Cependant, la réalité est bel et bien la prolifération des dictatures militaires. Les hommes forts de la Guinée et du Burkina Faso ont suivi le Mali : ils ont suspendu la Constitution, ils n’ont pas organisé d’élections et, plus grave peut-être, un accord serait bientôt signé entre la junte burkinabè et la Russie, notamment le groupe paramilitaire Wagner. Ouagadougou rejoindrait ainsi Bamako et Bangui, les mercenaires russes passant en effet pour plus capables que l’armée française pour lutter contre les islamistes.

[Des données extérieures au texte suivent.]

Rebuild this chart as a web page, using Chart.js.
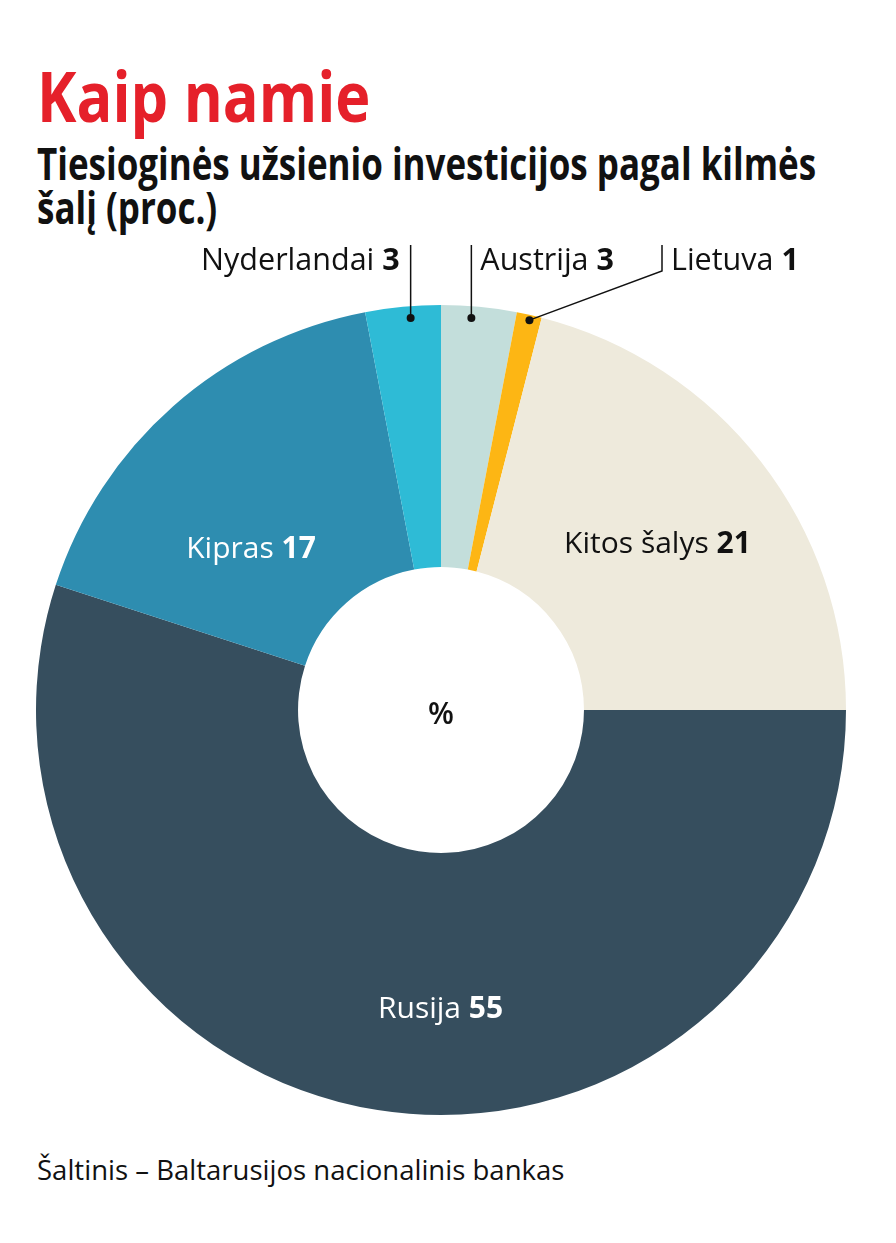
<!DOCTYPE html>
<html lang="lt">
<head>
<meta charset="utf-8">
<script src="https://cdn.jsdelivr.net/npm/chart.js@4.4.1/dist/chart.umd.min.js"></script>
<style>
  html, body { margin: 0; padding: 0; background: #fff; }
  body { width: 896px; height: 1243px; position: relative; overflow: hidden; font-family: "Open Sans", "Noto Sans", sans-serif; color: #111; }
  .txt { position: absolute; left: 37px; white-space: nowrap; transform-origin: 0 0; }
  #title { top: 60px; font-size: 70px; line-height: 70px; font-weight: 700; color: #e5202a; transform: scaleX(0.85); }
  #subtitle { top: 141px; font-size: 45px; line-height: 44px; font-weight: 700; transform: scaleX(0.777); }
  #source { top: 1156px; font-size: 27px; line-height: 27px; transform: scaleX(1.02); }
  #wrap { position: absolute; left: 0; top: 230px; width: 896px; height: 900px; }
</style>
</head>
<body>
<div id="title" class="txt">Kaip namie</div>
<div id="subtitle" class="txt">Tiesioginės užsienio investicijos pagal kilmės<br>šalį (proc.)</div>
<div id="wrap"><canvas id="pie" width="896" height="900"></canvas></div>
<div id="source" class="txt">Šaltinis – Baltarusijos nacionalinis bankas</div>

<script>
// data, clockwise from 12 o'clock
const categories = ["Austrija", "Lietuva", "Kitos šalys", "Rusija", "Kipras", "Nyderlandai"];
const values = [3, 1, 21, 55, 17, 3];
const colors = ["#c3dedb", "#fdb614", "#eeeadc", "#364e5e", "#2e8db0", "#2ebbd6"];

/* label placement: f = share along the arc, r = share across the ring */
const insideLabels = [
  { i: 2, f: 0.5, r: 0.5, color: "#111" },
  { i: 3, f: 0.455, r: 0.59, color: "#fff" },
  { i: 4, f: 0.37, r: 0.41, color: "#fff" }
];
const callouts = [
  { i: 5, f: 0.59, r: 0.955, side: "left" },
  { i: 0, f: 0.41, r: 0.955, side: "right" },
  { i: 1, f: 0.55, r: 0.98, side: "right", elbowX: 662 }
];
const calloutTop = 15;      // line top, canvas px
const calloutBase = 40;     // text baseline

const FONT = '"Open Sans", "Noto Sans", sans-serif';

function pointOn(arc, f, r) {
  const p = arc.getProps(["x", "y", "startAngle", "endAngle", "innerRadius", "outerRadius"], true);
  const a = p.startAngle + f * (p.endAngle - p.startAngle);
  const rad = p.innerRadius + r * (p.outerRadius - p.innerRadius);
  return { x: p.x + rad * Math.cos(a), y: p.y + rad * Math.sin(a) };
}

function drawLabel(ctx, name, value, x, y, align, size, color) {
  ctx.font = `400 ${size}px ${FONT}`;
  const w1 = ctx.measureText(name + " ").width;
  ctx.font = `700 ${size}px ${FONT}`;
  const w2 = ctx.measureText(String(value)).width;
  const w = w1 + w2;
  let x0 = x;
  if (align === "center") x0 = x - w / 2;
  if (align === "right") x0 = x - w;
  ctx.fillStyle = color;
  ctx.textAlign = "left";
  ctx.textBaseline = "alphabetic";
  ctx.font = `400 ${size}px ${FONT}`;
  ctx.fillText(name + " ", x0, y);
  ctx.font = `700 ${size}px ${FONT}`;
  ctx.fillText(String(value), x0 + w1, y);
}

const labelPlugin = {
  id: "labels",
  afterDraw(chart) {
    const ctx = chart.ctx;
    const arcs = chart.getDatasetMeta(0).data;
    ctx.save();

    insideLabels.forEach(l => {
      const p = pointOn(arcs[l.i], l.f, l.r);
      drawLabel(ctx, categories[l.i], values[l.i], p.x, p.y + 30 * 0.36, "center", 30, l.color);
    });

    ctx.lineWidth = 1.5;
    callouts.forEach(c => {
      const p = pointOn(arcs[c.i], c.f, c.r);
      const lx = c.elbowX !== undefined ? c.elbowX : p.x;
      ctx.strokeStyle = "#111";
      ctx.fillStyle = "#111";
      ctx.beginPath();
      ctx.moveTo(p.x, p.y);
      if (c.elbowX !== undefined) ctx.lineTo(lx, calloutBase + 1);
      ctx.lineTo(lx, calloutTop);
      ctx.stroke();
      ctx.beginPath();
      ctx.arc(p.x, p.y, 4, 0, Math.PI * 2);
      ctx.fill();
      if (c.side === "left") {
        drawLabel(ctx, categories[c.i], values[c.i], lx - 11, calloutBase, "right", 30.5, "#111");
      } else {
        drawLabel(ctx, categories[c.i], values[c.i], lx + 9, calloutBase, "left", 30.5, "#111");
      }
    });

    /* centre mark */
    const c0 = arcs[0].getProps(["x", "y"], true);
    ctx.fillStyle = "#111";
    ctx.font = `600 30px ${FONT}`;
    ctx.textAlign = "center";
    ctx.textBaseline = "alphabetic";
    ctx.fillText("%", c0.x, c0.y + 30 * 0.36 + 3);
    ctx.restore();
  }
};

new Chart(document.getElementById("pie"), {
  type: "doughnut",
  data: {
    labels: categories,
    datasets: [{
      data: values,
      backgroundColor: colors,
      borderWidth: 0
    }]
  },
  options: {
    responsive: false,
    animation: false,
    cutout: "35.3%",
    layout: { padding: { left: 36, right: 50, top: 75, bottom: 15 } },
    plugins: {
      legend: { display: false },
      tooltip: { enabled: false }
    }
  },
  plugins: [labelPlugin]
});
</script>
</body>
</html>
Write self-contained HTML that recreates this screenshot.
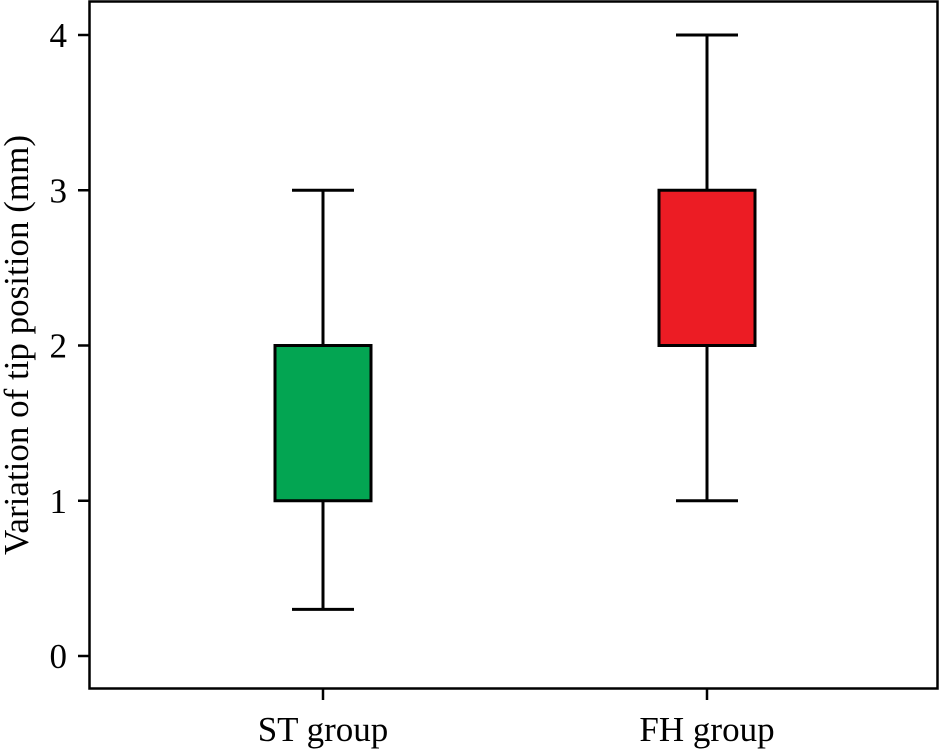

Effectivement, le monde sait de quoi les hommes de Wagner sont capables. Là est une des morales à tirer de ce mythe du soldat salvateur qui a de beaux jours devant lui. En butte aux Forces démocratiques alliées, un groupe islamiste ougandais, la République démocratique du Congo pourrait ainsi renouer avec un pouvoir militaire. Reconnaissons que les civils s’étant le plus souvent montrés incapables, l’armée peut finir par séduire, même par défaut : comme l’écrivit le philosophe, « entre deux maux, il faut choisir le moindre ».